EDIT Apparently I forgot that .config
changes between kernel versions... I'm going to try stepping backward through the prebuilt kernel releases until I get it. Also, someone on the LLVM cfe-dev
mailing list suggested that I try compiling with -save-temp
; apparently, it might be a call to __builtin_trap()
that's doing it. So that's what I'll be trying next.
EDIT 2
ಠ_ಠ DEFINE_BOOL(hard_abort, true, "abort by crashing")
I'm guessing this gives a 0.5% performance increase when crashing? mutters darkly
@remexre sure:
# lscpu
Architecture: x86_64
CPU op-mode(s): 32-bit, 64-bit
Byte Order: Little Endian
CPU(s): 8
On-line CPU(s) list: 0-7
Thread(s) per core: 2
Core(s) per socket: 4
Socket(s): 1
NUMA node(s): 1
Vendor ID: GenuineIntel
CPU family: 6
Model: 42
Model name: Intel(R) Core(TM) i7-2630QM CPU @ 2.00GHz
Stepping: 7
CPU MHz: 1269.531
CPU max MHz: 2900,0000
CPU min MHz: 800,0000
BogoMIPS: 3991.18
Virtualization: VT-x
L1d cache: 32K
L1i cache: 32K
L2 cache: 256K
L3 cache: 6144K
NUMA node0 CPU(s): 0-7
Flags: fpu vme de pse tsc msr pae mce cx8 apic sep mtrr pge mca cmov pat pse36 clflush dts acpi mmx fxsr sse sse2 ss ht tm pbe syscall nx rdtscp lm constant_tsc arch_perfmon pebs bts rep_good nopl xtopology nonstop_tsc aperfmperf eagerfpu pni pclmulqdq dtes64 monitor ds_cpl vmx est tm2 ssse3 cx16 xtpr pdcm pcid sse4_1 sse4_2 x2apic popcnt tsc_deadline_timer aes xsave avx lahf_lm ida arat epb pln pts dtherm tpr_shadow vnmi flexpriority ept vpid xsaveopt
# uname -r
4.4.16-1-lts
gg 1hr of compiling later, OOM... I should probably build outside of a memory-limited VM...

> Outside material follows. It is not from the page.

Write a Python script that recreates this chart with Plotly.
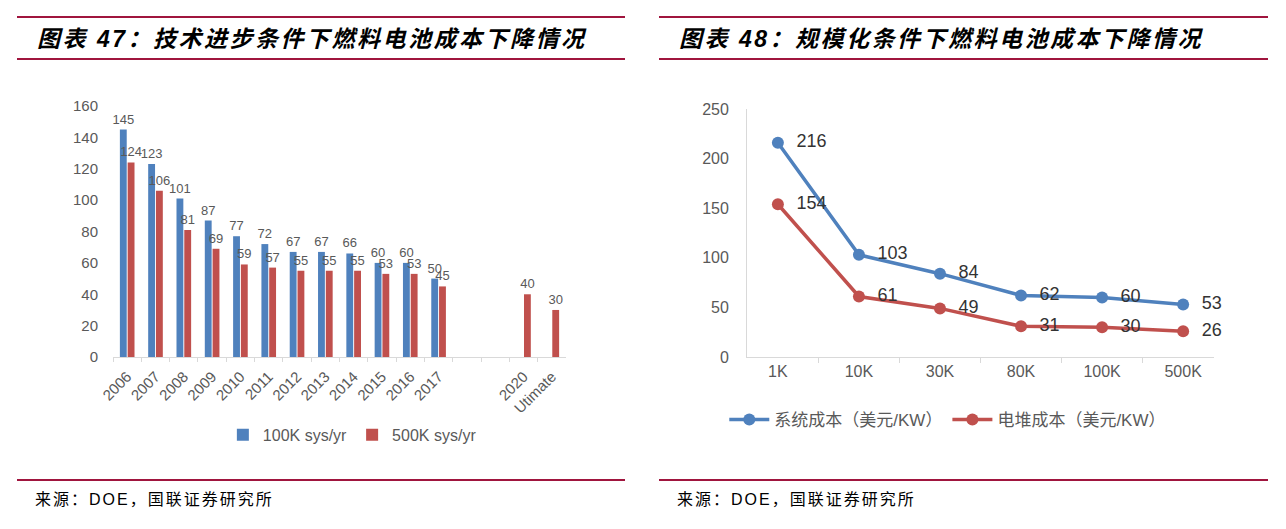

@repsac-by, @pesho, thanks! If we're getting the issue on AMD and Intel, across several microarchitectures, it's probably nothing related to an "actual" invalid opcode anywhere...
No good news with GCC either.
Is it related to one of our patches, then?

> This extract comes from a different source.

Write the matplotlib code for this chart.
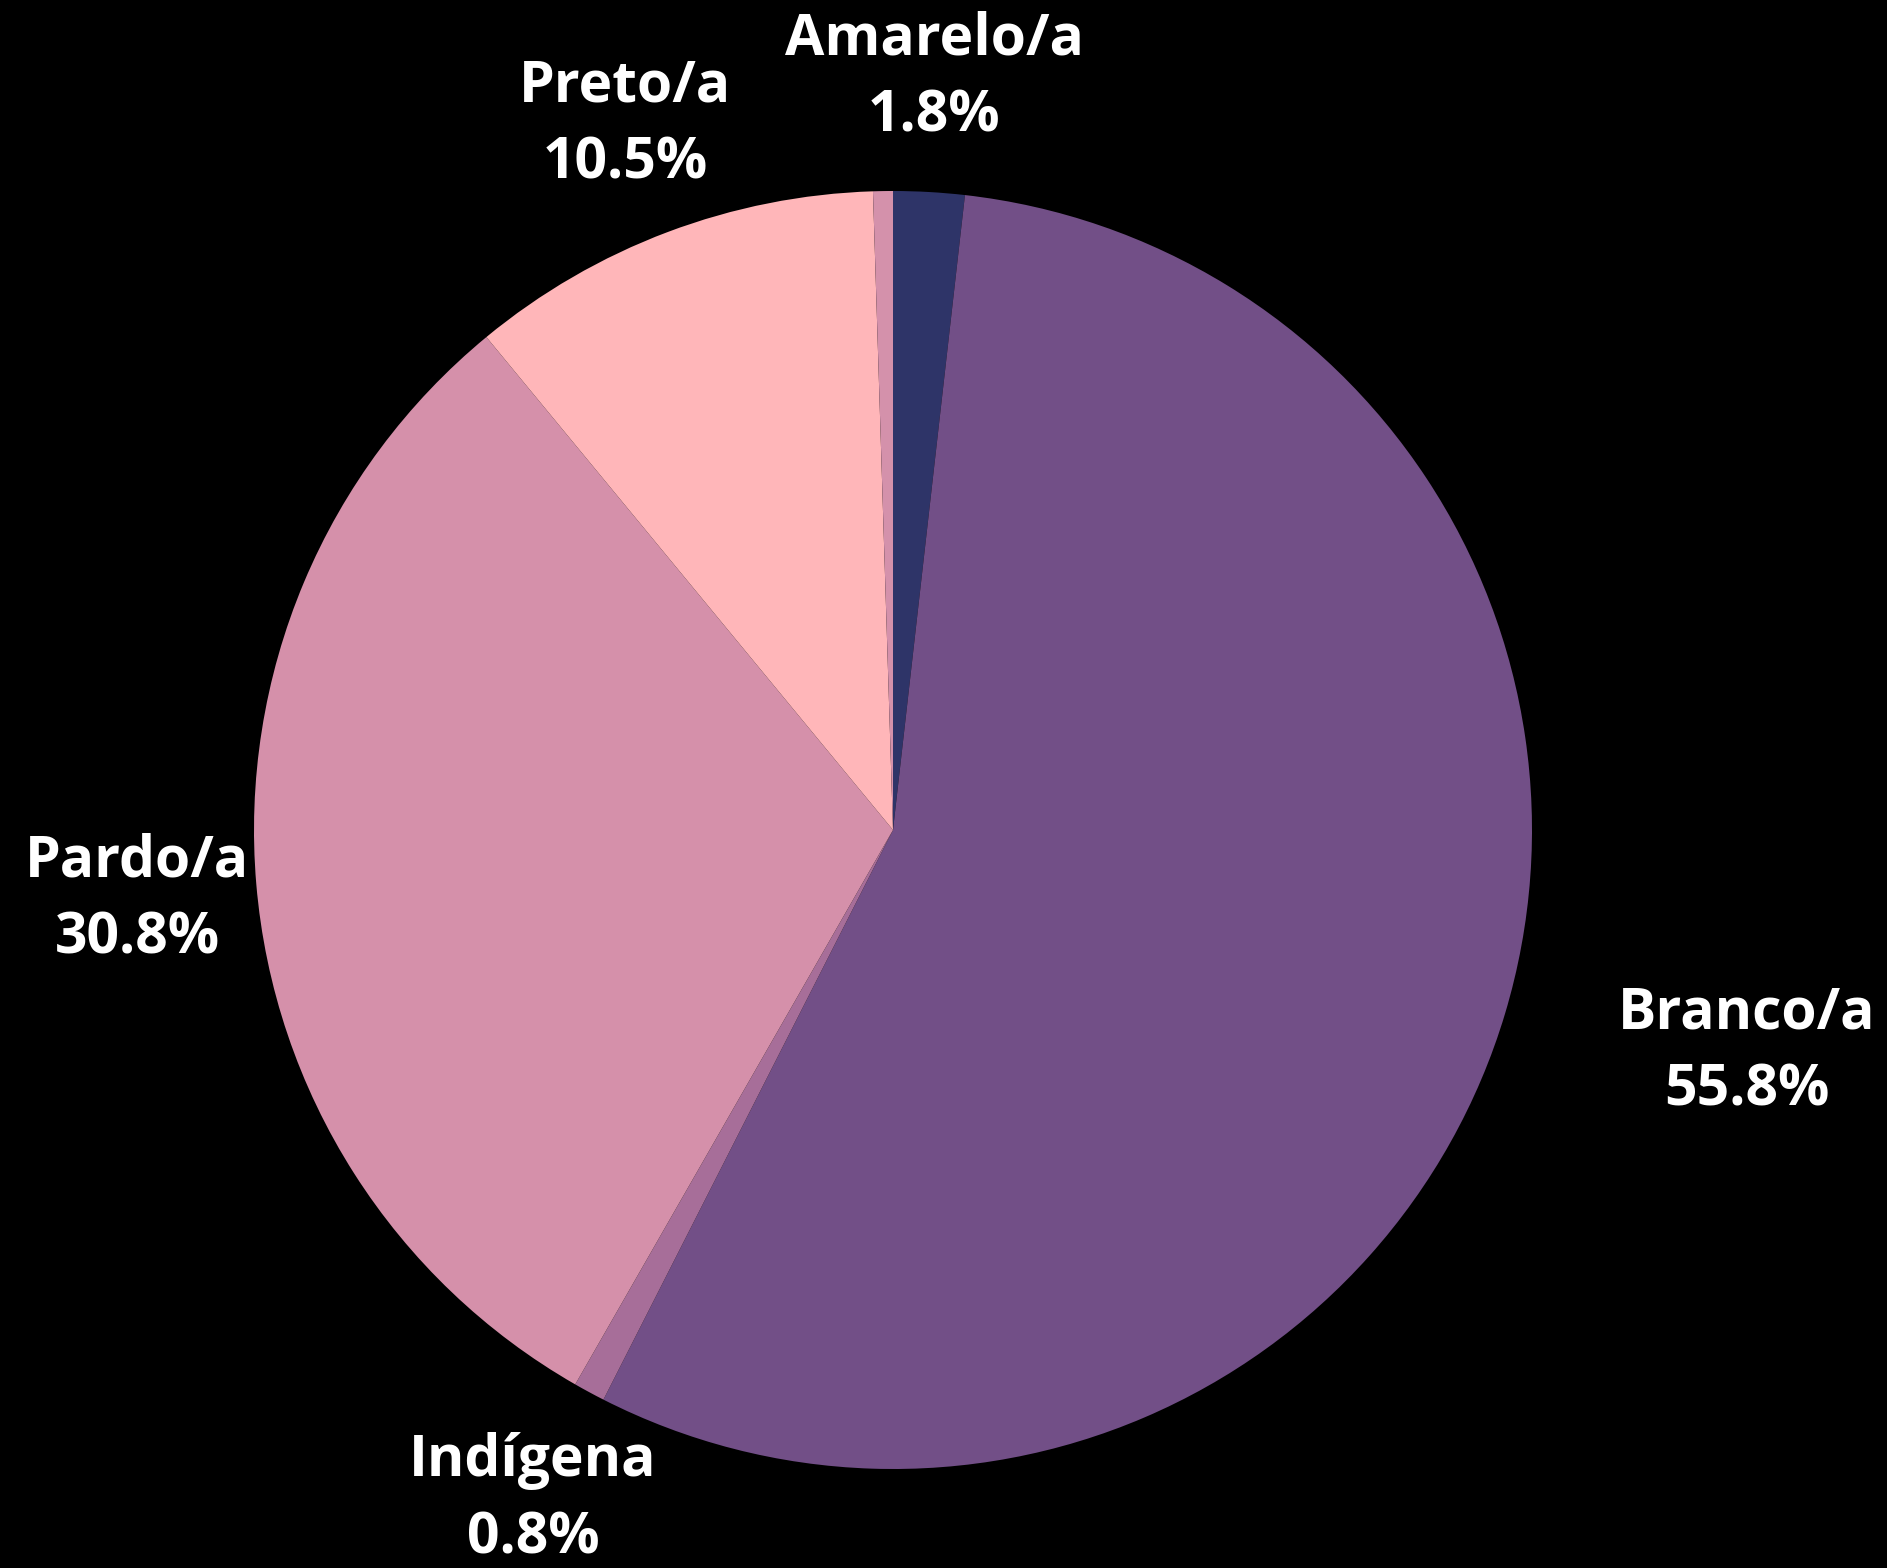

It may be, although I lean more towards the upgraded glibc. Upstream binaries are built using a sysroot, that could be the reason why they are not affected.

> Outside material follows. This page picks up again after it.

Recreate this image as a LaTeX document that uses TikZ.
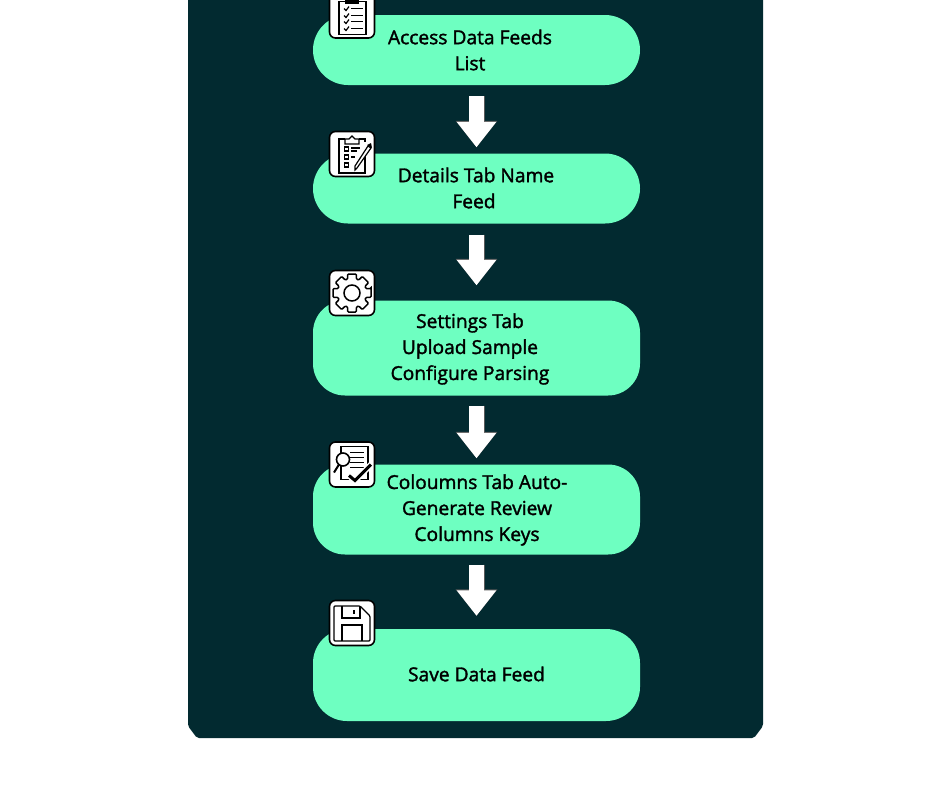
\documentclass[tikz,border=0pt]{standalone}
\usepackage{fontspec}
\setmainfont{Open Sans}[FakeBold=1.7]
\usepackage{tikz}
\usetikzlibrary{arrows.meta}
\definecolor{panelcol}{HTML}{022A30}
\definecolor{mintcol}{HTML}{6EFFC1}
\tikzset{
	flowbox/.style={rectangle, fill=mintcol, minimum width=327, inner sep=0},
	flowtext/.style={align=center, inner sep=0, font=\fontsize{19.2}{26}\selectfont},
	iconbox/.style={rectangle, draw=black, fill=white, line width=1.6, rounded corners=6, minimum width=45, minimum height=45, inner sep=0},
	iconline/.style={draw=black, line width=1.2},
	flowarrow/.style={draw=white, line width=15, -{Triangle[length=25.5, width=38]},
		preaction={draw=black!65, line width=16, -{Triangle[length=26.5, width=40]}}},
	pics/checklist/.style={code={
		\draw[iconline] (-13,-14) rectangle (14,19);
		\fill[black] (-7,-12) rectangle (7,-19);
		\foreach \y in {-7,0,6,13} {
			\draw[iconline] (-8,\y) -- (-6,\y+2) -- (-3,\y-2);
			\draw[iconline] (-1,\y) -- (11,\y);
		}
	}},
	pics/formpen/.style={code={
		\draw[iconline] (13,-1) -- (13,19) -- (-13,19) -- (-13,-15) -- (-7,-15);
		\draw[iconline] (7,-15) -- (13,-15) -- (13,-12);
		\draw[iconline] (-7,-10) -- (-7,-15) -- (-3,-15) -- (0,-18) -- (3,-15) -- (7,-15) -- (7,-10) -- cycle;
		\foreach \y in {-5,3,11} {
			\draw[iconline] (-7.5,\y-2) rectangle (-3.5,\y+2);
		}
		\draw[iconline] (-1,-6) -- (8,-6);
		\draw[iconline] (-1,-3) -- (5,-3);
		\draw[iconline] (-1,3) -- (3,3);
		\draw[iconline, fill=white] (3,12) -- (16,-8) -- (19,-6) -- (5,14) -- (3,16) -- cycle;
		\fill[black] (15,-9) -- (19,-11) -- (20,-6) -- cycle;
	}},
	pics/gear/.style={code={
		\draw[iconline, line width=1.5, rounded corners=1] (-13:19.5)
			\foreach \a in {0,45,...,315} {-- (\a-13:19.5) -- (\a+13:19.5) -- (\a+18:14.5) -- (\a+27:14.5)} -- cycle;
		\draw[iconline, line width=1.5] (0,0) circle (8);
	}},
	pics/review/.style={code={
		\draw[iconline] (-11,-18) rectangle (16,15);
		\foreach \y in {-12,-7,-2,3} {
			\draw[iconline, line width=1.5] (-2,\y) -- (12,\y);
		}
		\draw[iconline, fill=white, line width=1.6] (-9,-5) circle (6.5);
		\draw[black, line width=2] (-13,0) -- (-18,8);
		\draw[white, line width=6] (-3,11) -- (3,16) -- (19,0);
		\draw[black, line width=3] (-3,11) -- (3,16) -- (19,0);
	}},
	pics/floppy/.style={code={
		\draw[iconline, rounded corners=1] (-18,-17) -- (8,-17) -- (18,-7) -- (18,18) -- (-18,18) -- cycle;
		\draw[iconline] (-10,-17) -- (-10,-5) -- (8,-5) -- (8,-17);
		\draw[iconline] (2,-13) -- (2,-9);
		\draw[iconline] (-10,18) -- (-10,2) -- (10,2) -- (10,18);
	}}
}
\begin{document}
\begin{tikzpicture}[x=1pt, y=-1pt]
	\clip (0,0) rectangle (940,788);
	\fill[panelcol, rounded corners=2] (188,-30) -- (188,726) -- (197,738) -- (754,738) -- (763,726) -- (763,-30) -- cycle;

	\node[flowbox, minimum height=70, rounded corners=35] (A) at (476.5,50) {};
	\node[flowbox, minimum height=70, rounded corners=35] (B) at (476.5,188.5) {};
	\node[flowbox, minimum height=95, rounded corners=32] (C) at (476.5,348) {};
	\node[flowbox, minimum height=90, rounded corners=32] (D) at (476.5,509.5) {};
	\node[flowbox, minimum height=92, rounded corners=34] (E) at (476.5,675) {};

	\node[flowtext] (Atext) at (470,50) {Access Data Feeds\\List};
	\node[flowtext] (Btext) at (476,188) {Details Tab Name\\Feed\kern4pt\relax};
	\node[flowtext] (Ctext) at (470,349) {Settings Tab\\Upload Sample\\Configure Parsing};
	\node[flowtext] (Dtext) at (477,510) {Coloumns Tab Auto-\\Generate Review\\Columns Keys};
	\node[flowtext] (Etext) at (476.5,674) {Save Data Feed};

	\draw[flowarrow, shorten <=11, shorten >=6]  (A) -- (B);
	\draw[flowarrow, shorten <=11, shorten >=15]  (B) -- (C);
	\draw[flowarrow, shorten <=10, shorten >=6]  (C) -- (D);
	\draw[flowarrow, shorten <=10, shorten >=13]  (D) -- (E);

	\node[iconbox] (Aicon) at (352,15.5) {};
	\node[iconbox] (Bicon) at (352,154) {};
	\node[iconbox] (Cicon) at (352,293) {};
	\node[iconbox] (Dicon) at (352,464.5) {};
	\node[iconbox] (Eicon) at (352,623) {};

	\pic at (Aicon) {checklist};
	\pic at (Bicon) {formpen};
	\pic at (Cicon) {gear};
	\pic at (Dicon) {review};
	\pic at (Eicon) {floppy};
\end{tikzpicture}
\end{document}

I'm setting up a build server, so that I will be able to handle rebuilds much more quickly.
@remexre I recompiled with debugging, and now I have this extra information:
Program terminated with signal SIGILL, Illegal instruction.
#0 0x00000000018a56d1 in WTF::decommitSystemPages(void*, unsigned long) ()
Does this tell you anything?
@repsac-by Thanks for pointing at that 👍, I'll include that patch in the next release.
For the record, this is the diff of /usr/include/bits/mman-linux.h
between glibc
2.23-5
and 2.24-2
:
83a84
> # define MADV_FREE 8 /* Free pages only if memory pressure. */
This line and the diff above explain why the older electron
compiled with the older glibc
worked.
Okay, I must've missed that somehow; I think ag
only searches submodules if they're not .gitignore
'd? Still not sure why this'd get a ud2
, but if Atom works on old kernels again, close?
I guess ud2
is generated by RELEASE_ASSERT.
Right, because __builtin_trap()
. I've still got ud2
internalized as "undefined behavior," rather than "probably but maybe also these other ten things." :P
Feel free to reopen if the problem persists.